On October 27 2025, India launched the India Maritime Week 2025 (IMW 2025) in Mumbai with high-level involvement from the central and state governments. The event organised by the Ministry of Ports, Shipping, and Waterways (MoPSW) and the Indian Ports Association (IPA) is being held at the NESCO exhibition grounds and will bring together global maritime leaders, industry stakeholders and policymakers under the theme “Uniting Oceans, One Maritime Vision.”
This five-day event (October 27–31) highlights India’s strategic push to raise its role in the global marine realm, boost its Blue Economy potential and integrate its coastal states with national maritime prosperity.
Why does it matter?
- India’s coastline stretches over 7,500 kilometres and the maritime industry accounts for over 7% of its GDP making the maritime domain critical to national economic and geopolitical objectives.
- By presenting itself as a maritime hub, India hopes to use its strategic location at the crossroads of the Indian Ocean Region (IOR) to improve connectivity, logistics, shipbuilding, port facilities and maritime services.
- The title “Uniting Oceans, One Maritime Vision” represents a shift away from simply national port-centric thinking towards a more integrated, regional and global perspective harmonising with India’s Indo-Pacific strategy and Blue Economy ambitions.
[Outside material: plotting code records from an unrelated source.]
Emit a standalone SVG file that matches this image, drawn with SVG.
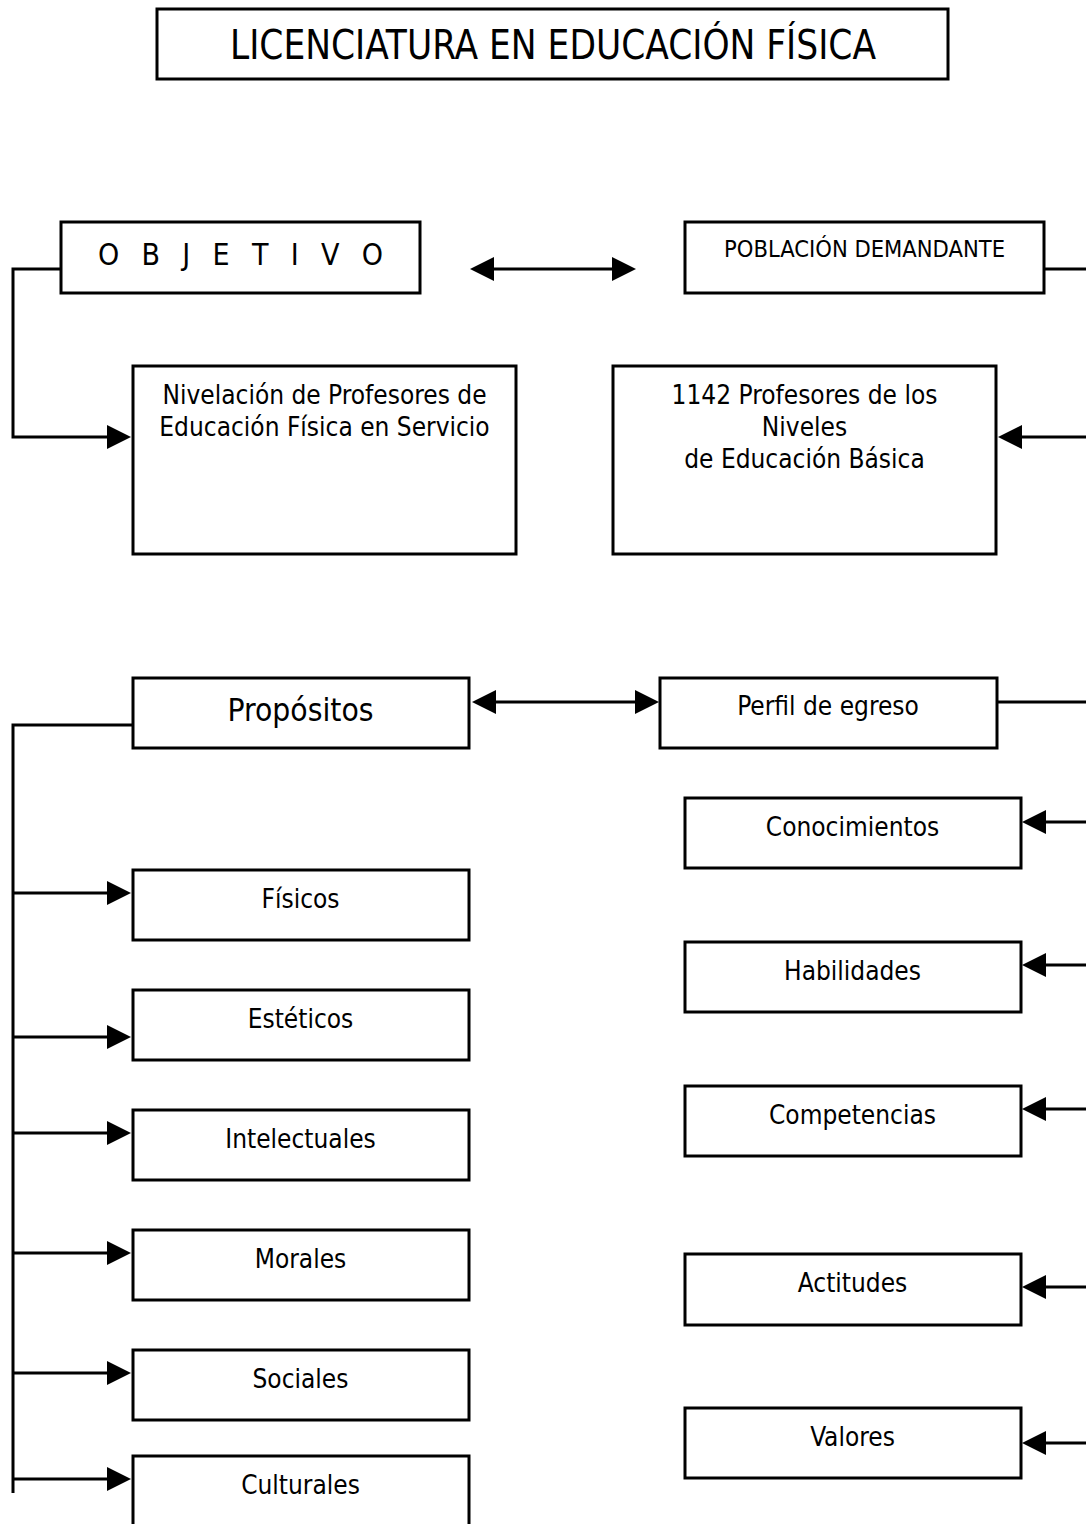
<svg xmlns="http://www.w3.org/2000/svg" width="1086" height="1524" viewBox="0 0 1086 1524">
<style>
.box{fill:#fff;stroke:#000;stroke-width:3}
.t{font-family:'DejaVu Sans Condensed','DejaVu Sans',sans-serif;font-stretch:condensed;font-size:26px;fill:#000;text-anchor:middle}
.c{fill:none;stroke:#000;stroke-width:3}
</style>
<defs>
<marker id="ah" markerUnits="userSpaceOnUse" markerWidth="24" markerHeight="26" refX="14" refY="13" orient="auto-start-reverse" viewBox="0 0 24 26">
<path d="M0,1 L24,13 L0,25 z" fill="#000"/>
</marker>
</defs>
<rect width="1086" height="1524" fill="#fff"/>
<g id="connectors">
<path class="c" d="M60,269 H13 V437 H121" marker-end="url(#ah)"/>
<path class="c" d="M480,269 H626" marker-start="url(#ah)" marker-end="url(#ah)"/>
<path class="c" d="M1045,269 H1090 V437 H1008" marker-end="url(#ah)"/>
<path class="c" d="M482,702 H649" marker-start="url(#ah)" marker-end="url(#ah)"/>
<path class="c" d="M132,725 H13 V1493"/>
<path class="c" d="M13,893 H121" marker-end="url(#ah)"/>
<path class="c" d="M13,1037 H121" marker-end="url(#ah)"/>
<path class="c" d="M13,1133 H121" marker-end="url(#ah)"/>
<path class="c" d="M13,1253 H121" marker-end="url(#ah)"/>
<path class="c" d="M13,1373 H121" marker-end="url(#ah)"/>
<path class="c" d="M13,1479 H121" marker-end="url(#ah)"/>
<path class="c" d="M998,702 H1090 V1443"/>
<path class="c" d="M1090,822 H1032" marker-end="url(#ah)"/>
<path class="c" d="M1090,965 H1032" marker-end="url(#ah)"/>
<path class="c" d="M1090,1109 H1032" marker-end="url(#ah)"/>
<path class="c" d="M1090,1287 H1032" marker-end="url(#ah)"/>
<path class="c" d="M1090,1443 H1032" marker-end="url(#ah)"/>
</g>
<g id="title"><rect class="box" x="157" y="9" width="791" height="70"/><text class="t" x="553" y="59" style="font-size:40px" textLength="646" lengthAdjust="spacingAndGlyphs">LICENCIATURA EN EDUCACIÓN FÍSICA</text></g>
<g id="objetivo"><rect class="box" x="61" y="222" width="359" height="71"/><text class="t" x="240.5" y="265" style="font-size:30px" textLength="285">O B J E T I V O</text></g>
<g id="poblacion"><rect class="box" x="685" y="222" width="359" height="71"/><text class="t" x="864.5" y="257" style="font-size:23.5px">POBLACIÓN DEMANDANTE</text></g>
<g id="nivelacion"><rect class="box" x="133" y="366" width="383" height="188"/><text class="t" x="324.5" y="404">Nivelación de Profesores de</text><text class="t" x="324.5" y="436">Educación Física en Servicio</text></g>
<g id="profesores"><rect class="box" x="613" y="366" width="383" height="188"/><text class="t" x="804.5" y="404">1142 Profesores de los</text><text class="t" x="804.5" y="436">Niveles</text><text class="t" x="804.5" y="468">de Educación Básica</text></g>
<g id="propositos"><rect class="box" x="133" y="678" width="336" height="70"/><text class="t" x="300.5" y="721" style="font-size:31.5px">Propósitos</text></g>
<g id="perfil"><rect class="box" x="660" y="678" width="337" height="70"/><text class="t" x="828" y="715">Perfil de egreso</text></g>
<g id="conocimientos"><rect class="box" x="685" y="798" width="336" height="70"/><text class="t" x="852.5" y="836">Conocimientos</text></g>
<g id="habilidades"><rect class="box" x="685" y="942" width="336" height="70"/><text class="t" x="852.5" y="980">Habilidades</text></g>
<g id="competencias"><rect class="box" x="685" y="1086" width="336" height="70"/><text class="t" x="852.5" y="1124">Competencias</text></g>
<g id="actitudes"><rect class="box" x="685" y="1254" width="336" height="71"/><text class="t" x="852.5" y="1292">Actitudes</text></g>
<g id="valores"><rect class="box" x="685" y="1408" width="336" height="70"/><text class="t" x="852.5" y="1446">Valores</text></g>
<g id="fisicos"><rect class="box" x="133" y="870" width="336" height="70"/><text class="t" x="300.5" y="908">Físicos</text></g>
<g id="esteticos"><rect class="box" x="133" y="990" width="336" height="70"/><text class="t" x="300.5" y="1028">Estéticos</text></g>
<g id="intelectuales"><rect class="box" x="133" y="1110" width="336" height="70"/><text class="t" x="300.5" y="1148">Intelectuales</text></g>
<g id="morales"><rect class="box" x="133" y="1230" width="336" height="70"/><text class="t" x="300.5" y="1268">Morales</text></g>
<g id="sociales"><rect class="box" x="133" y="1350" width="336" height="70"/><text class="t" x="300.5" y="1388">Sociales</text></g>
<g id="culturales"><rect class="box" x="133" y="1456" width="336" height="80"/><text class="t" x="300.5" y="1494">Culturales</text></g>
</svg>
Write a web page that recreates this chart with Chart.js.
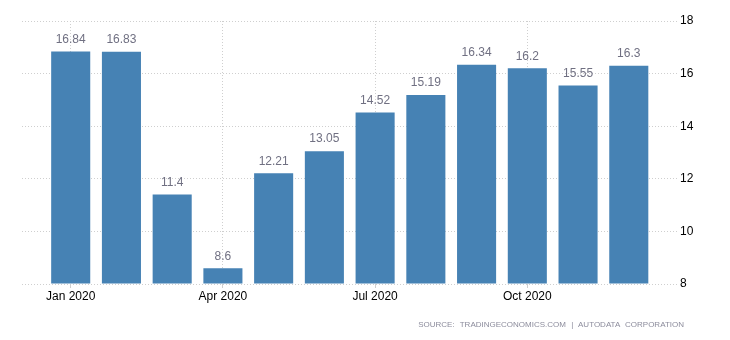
<!DOCTYPE html>
<html>
<head>
<meta charset="utf-8">
<script src="https://cdn.jsdelivr.net/npm/chart.js@4/dist/chart.umd.min.js"></script>
<style>
  html, body { margin: 0; padding: 0; background: #fff; }
  #wrap { position: relative; width: 730px; height: 340px; }
  #source {
    position: absolute; right: 46px; top: 320px;
    font: 8px "Liberation Sans", Arial, sans-serif;
    letter-spacing: 0; word-spacing: 3px;
    color: #8c8c9c; white-space: nowrap;
  }
</style>
</head>
<body>
<div id="wrap">
  <canvas id="salesChart" width="730" height="340"></canvas>
  <div id="source">SOURCE: TRADINGECONOMICS.COM | AUTODATA CORPORATION</div>
</div>
<script>
// Monthly values for 2020
const months = ['Jan 2020', 'Feb 2020', 'Mar 2020', 'Apr 2020', 'May 2020', 'Jun 2020',
                'Jul 2020', 'Aug 2020', 'Sep 2020', 'Oct 2020', 'Nov 2020', 'Dec 2020'];
const values = [16.84, 16.83, 11.4, 8.6, 12.21, 13.05, 14.52, 15.19, 16.34, 16.2, 15.55, 16.3];
const labelMonths = [0, 3, 6, 9];
const yTicks = [8, 10, 12, 14, 16, 18];

const fontFamily = '"Liberation Sans", Arial, sans-serif';

// Writes the value above each bar
const valueLabels = {
    id: 'valueLabels',
    afterDatasetsDraw(chart) {
        const ctx = chart.ctx;
        const meta = chart.getDatasetMeta(0);
        ctx.save();
        ctx.font = '12px ' + fontFamily;
        ctx.fillStyle = '#707082';
        ctx.textAlign = 'center';
        ctx.textBaseline = 'middle';
        meta.data.forEach((bar, i) => {
            ctx.fillText(String(values[i]), bar.x, bar.y - 12);
        });
        ctx.restore();
    }
};

const ctx = document.getElementById('salesChart').getContext('2d');
new Chart(ctx, {
    type: 'bar',
    data: {
        datasets: [{
            data: values.map((v, i) => ({ x: i, y: v })),
            backgroundColor: '#4682b4',
            borderWidth: 0,
            base: 8,
            categoryPercentage: 1,
            barPercentage: 0.77
        }]
    },
    options: {
        responsive: false,
        animation: false,
        events: [],
        layout: { padding: { left: 22, top: 21, right: 0, bottom: 0 } },
        plugins: {
            legend: { display: false },
            tooltip: { enabled: false }
        },
        scales: {
            x: {
                type: 'linear',
                min: -0.96,
                max: 11.97,
                offset: false,
                afterBuildTicks: scale => {
                    scale.ticks = labelMonths.map(v => ({ value: v }));
                },
                afterFit: scale => { scale.height = 56; },
                grid: {
                    offset: false,
                    color: '#cfcfcf',
                    tickColor: '#cfcfcf',
                    tickLength: 4
                },
                border: { display: false, dash: [1, 2] },
                ticks: {
                    autoSkip: false,
                    maxRotation: 0,
                    padding: 1,
                    color: '#000',
                    font: { family: fontFamily, size: 12 },
                    callback: value => months[value]
                }
            },
            y: {
                position: 'right',
                min: 8,
                max: 18,
                afterBuildTicks: scale => {
                    scale.ticks = yTicks.map(v => ({ value: v }));
                },
                afterFit: scale => { scale.width = 52; },
                grid: { color: '#cfcfcf', drawTicks: false },
                border: { display: false, dash: [1, 2] },
                ticks: {
                    padding: 2,
                    color: '#000',
                    font: { family: fontFamily, size: 12 }
                }
            }
        }
    },
    plugins: [valueLabels]
});
</script>
</body>
</html>
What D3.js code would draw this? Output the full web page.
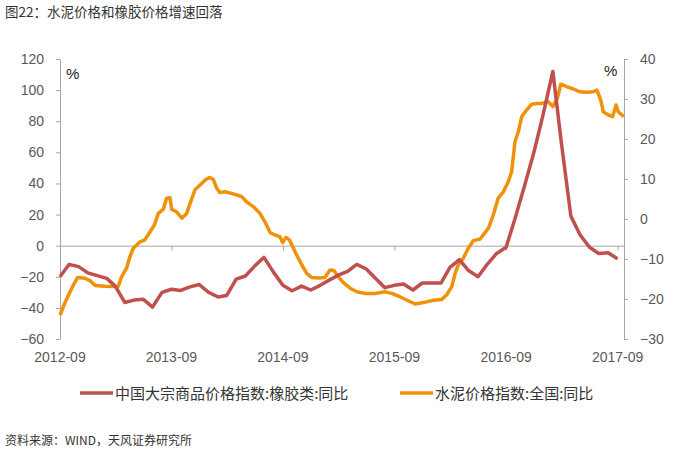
<!DOCTYPE html>
<html><head><meta charset="utf-8">
<script src="https://cdn.jsdelivr.net/npm/d3@7"></script>
<style>
html,body{margin:0;padding:0;background:#fff;}
svg{display:block;font-family:"Liberation Sans","Noto Sans CJK SC",sans-serif;}
</style></head>
<body><svg id="c" width="673" height="451"></svg>
<script>
// ---- data ----
const title = "图22：水泥价格和橡胶价格增速回落";
const source = "资料来源：WIND，天风证券研究所";
const seriesNames = ["中国大宗商品价格指数:橡胶类:同比", "水泥价格指数:全国:同比"];
const xTickLabels = ["2012-09","2013-09","2014-09","2015-09","2016-09","2017-09"];
const leftTicks = [120,100,80,60,40,20,0,-20,-40,-60];
const rightTicks = [40,30,20,10,0,-10,-20,-30];

// rubber price index YoY, monthly 2012-09 .. 2017-09 (left axis)
const rubberMonths = d3.range(61).map(i => d3.timeFormat("%Y-%m")(d3.timeMonth.offset(new Date(2012,8,1), i)));
const rubberValues = [-20,-12,-13.5,-17.5,-19.3,-21,-26,-36.5,-35,-34.5,-39.5,-30,-28,-28.8,-26.5,-25,
  -30,-33,-32,-21.5,-19.5,-13,-7.5,-17,-25.5,-29,-26,-28.5,-25.5,-22,-19,-16.5,
  -12,-15,-21,-27,-25.5,-24.6,-28.5,-24,-24,-24,-14,-9,-16,-20,-12,-5,-1,18,39,60,85,112,66,19,7,-1,-5,-4.5,-8.5];

// cement price index YoY (right axis)
const cementDates = ["2012-09-01","2012-09-17","2012-10-04","2012-10-15","2012-10-29","2012-11-22","2012-12-08","2012-12-25",
 "2013-01-26","2013-02-23","2013-03-11","2013-03-22","2013-04-07","2013-04-18","2013-04-29","2013-05-21","2013-06-06",
 "2013-06-23","2013-07-07","2013-07-20","2013-08-05","2013-08-16","2013-08-27","2013-09-02","2013-09-18","2013-10-05",
 "2013-10-21","2013-11-01","2013-11-17","2013-12-09","2013-12-20","2014-01-05","2014-01-16","2014-01-27","2014-02-07",
 "2014-02-23","2014-03-17","2014-04-03","2014-04-19","2014-05-05","2014-05-27","2014-06-18","2014-07-04","2014-07-21",
 "2014-08-06","2014-08-22","2014-08-31","2014-09-11","2014-09-22","2014-10-03","2014-10-16","2014-11-02","2014-11-18",
 "2014-12-04","2014-12-26","2015-01-17","2015-02-02","2015-02-15","2015-03-01","2015-03-18","2015-04-09","2015-05-01",
 "2015-05-28","2015-06-30","2015-08-01","2015-08-23","2015-09-14","2015-10-11","2015-11-08","2015-12-05","2016-01-01",
 "2016-02-03","2016-02-19","2016-03-07","2016-03-18","2016-03-28","2016-04-14","2016-04-30","2016-05-17","2016-06-08",
 "2016-06-22","2016-07-05","2016-07-21","2016-08-06","2016-08-23","2016-09-08","2016-09-19","2016-09-30","2016-10-11",
 "2016-10-22","2016-11-07","2016-11-24","2016-12-10","2016-12-27","2017-01-17","2017-02-01","2017-02-16","2017-02-27",
 "2017-03-18","2017-04-09","2017-05-01","2017-05-23","2017-06-14","2017-06-25","2017-07-08","2017-07-16","2017-08-02",
 "2017-08-16","2017-08-27","2017-09-03","2017-09-22"];
const cementValues = [-24,-21,-18.2,-16.5,-14.6,-14.8,-15.4,-16.6,
 -16.8,-16.9,-16.8,-14.4,-12.3,-9.4,-7.3,-5.7,-5.2,
 -3.2,-1.5,1.4,2.4,5.2,5.3,2.4,1.8,0.2,
 1.4,3.9,7.3,8.9,9.75,10.4,9.9,7.7,6.6,
 6.8,6.4,6,5.6,4.3,3.1,1.4,-0.7,-3.4,
 -4,-4.4,-5.9,-4.6,-5.2,-6.9,-9,-11.5,-13.6,
 -14.6,-14.75,-14.6,-12.75,-12.9,-14.4,-15.9,-17.3,-18.2,
 -18.6,-18.6,-18.2,-18.6,-19.25,-20.25,-21.25,-20.9,-20.4,
 -20.1,-19,-16.9,-13.6,-11.5,-9.8,-7.3,-5.4,-5,
 -3.6,-2.3,1,5.2,6.8,9.3,11.8,19.3,21.8,
 25.6,27.25,28.7,28.9,28.9,29.3,28.1,30.2,33.7,
 33.1,32.5,31.8,31.7,31.8,32.25,29.75,26.8,26,
 25.6,28.5,26.8,25.6];

const colors = ["#C0504D", "#F0910A"];

// ---- chart ----
const svg = d3.select("#c");
const parseM = d3.timeParse("%Y-%m"), parseD = d3.timeParse("%Y-%m-%d");
const x = d3.scaleTime().domain([parseD("2012-09-01"), parseD("2017-09-22")]).range([60, 624]);
const yL = d3.scaleLinear().domain([-60, 120]).range([339, 59]);
const yR = d3.scaleLinear().domain([-30, 40]).range([339, 59]);
const axisColor = "#A6A6A6", textColor = "#595959";

svg.append("text").attr("x", 5).attr("y", 17).attr("font-size", 13.5).attr("fill", "#333")
  .attr("font-family", "'Noto Sans CJK SC',sans-serif").text(title);

// left axis
const gL = svg.append("g").attr("transform", "translate(60,0)")
  .call(d3.axisLeft(yL).tickValues(leftTicks).tickSize(4).tickPadding(12).tickSizeOuter(0));
gL.selectAll("path,line").attr("stroke", axisColor);
gL.selectAll("text").attr("font-size", 14).attr("fill", textColor).attr("font-family", "'Liberation Sans',sans-serif");

// right axis
const gR = svg.append("g").attr("transform", "translate(624,0)")
  .call(d3.axisRight(yR).tickValues(rightTicks).tickSize(4).tickPadding(12).tickSizeOuter(0));
gR.selectAll("path,line").attr("stroke", axisColor);
gR.selectAll("text").attr("font-size", 14).attr("fill", textColor).attr("font-family", "'Liberation Sans',sans-serif");

// x axis at zero of left axis
const xTicks = xTickLabels.map(parseM);
const gX = svg.append("g").attr("transform", `translate(0,${yL(0)})`)
  .call(d3.axisBottom(x).tickValues(xTicks).tickSize(5).tickSizeOuter(0).tickFormat(""));
gX.selectAll("path,line").attr("stroke", axisColor);
svg.append("g").selectAll("text").data(xTicks).join("text")
  .attr("x", d => x(d)).attr("y", 362).attr("text-anchor", "middle")
  .attr("font-size", 14).attr("fill", textColor).attr("font-family", "'Liberation Sans',sans-serif")
  .text((d, i) => xTickLabels[i]);

// % labels
svg.append("text").attr("x", 66).attr("y", 79).attr("font-size", 15).attr("fill", "#222").text("%");
svg.append("text").attr("x", 604).attr("y", 76).attr("font-size", 15).attr("fill", "#222").text("%");

// lines
const rubber = rubberMonths.map((m, i) => ({d: parseM(m), v: rubberValues[i]}));
const cement = cementDates.map((m, i) => ({d: parseD(m), v: cementValues[i]}));
svg.append("path").datum(cement).attr("fill", "none").attr("stroke", colors[1]).attr("stroke-width", 3.5)
  .attr("stroke-linejoin", "round")
  .attr("d", d3.line().x(p => x(p.d)).y(p => yR(p.v)));
svg.append("path").datum(rubber).attr("fill", "none").attr("stroke", colors[0]).attr("stroke-width", 3.5)
  .attr("stroke-linejoin", "round")
  .attr("d", d3.line().x(p => x(p.d)).y(p => yL(p.v)));

// legend
const legendX = [80, 400];
seriesNames.forEach((name, i) => {
  svg.append("line").attr("x1", legendX[i]).attr("x2", legendX[i] + 33).attr("y1", 393).attr("y2", 393)
    .attr("stroke", colors[i]).attr("stroke-width", 3.5);
  svg.append("text").attr("x", legendX[i] + 35).attr("y", 399).attr("font-size", 15).attr("fill", "#333")
    .attr("font-family", "'Noto Sans CJK SC',sans-serif").text(name);
});

svg.append("text").attr("x", 5).attr("y", 445).attr("font-size", 12).attr("fill", "#333")
  .attr("font-family", "'Noto Sans CJK SC',sans-serif").text(source);
</script></body></html>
- With global supply chains under strain and competition increasing (especially in Southeast Asia), India is looking to attract investment, technology and maritime trade flows.
Key Highlights of IMW 2025
- Amit Shah (Union Home Minister) will open the event which will be attended by chief ministers from key coastal states including Maharashtra, Gujarat, Goa and Odisha.
- Stakeholders from over 50 countries are anticipated, including port operators, shipping lines, shipbuilders, financial enterprises, maritime-green-tech companies and academics.
- The agenda covers topics such as port modernisation, logistics corridor development, shipping decarbonisation, shipbuilding and repair, coastal tourism, maritime renewable energy and regulatory facilitation.
- Special zones and investment summits would be established to encourage private sector engagement, showing India’s openness to global capital and technology in the maritime domain.
Challenges & Strategic Considerations
- The true difficulty is completing world-class ports and logistics corridors quickly while maintaining environmental controls and negotiating coastal-community interests.
- India must balance expansion with clean fuel transitions, digitisation and green shipping corridors to achieve maritime decarbonisation, which accounts for around 3% of global CO₂ emissions.
- Capacity and institutional cooperation across several agencies (ports, shipping, coastal states, and ministries) will determine success i.e. pan-state alignment remains a challenge.
- Regional geopolitics in the IOR (China-Pakistan port ambitions, Indo-Pacific competition) ensure that India’s maritime push will encounter strategic friction – maritime diplomacy must coexist with infrastructure development.
Way forward
- India should move quickly from rhetoric to investment by developing clear road maps for port clusters, shipbuilding centres and marine-tech corridors.
- Coastal-state collaboration is critical: connect state maritime policies with national policy and promote private-public partnerships in ports, logistics and marine services.
- Green shipping and alternative fuel pathways (LNG, ammonia, and hydrogen) must be prioritised in order for India to become a future-ready maritime hub.
- Data-driven marine governance (port-data platforms and real-time logistics dashboards) will increase openness, efficiency and investor trust.
Finally India could use IMW 2025 to project soft power providing training centres, marine research partnerships and connectivity ties with its Indian Ocean neighbours will boost its maritime leadership.
India Maritime Week 2025 commemorates a watershed point in India’s maritime history, from coastal nation to worldwide shipping and logistics powerhouse. After setting goals, the emphasis must move to delivering results, ensuring sustainability, and maintaining strategic alignment. If India succeeds, it will reposition its Blue Economy while also reshaping its place in the Indo-Pacific and global maritime order.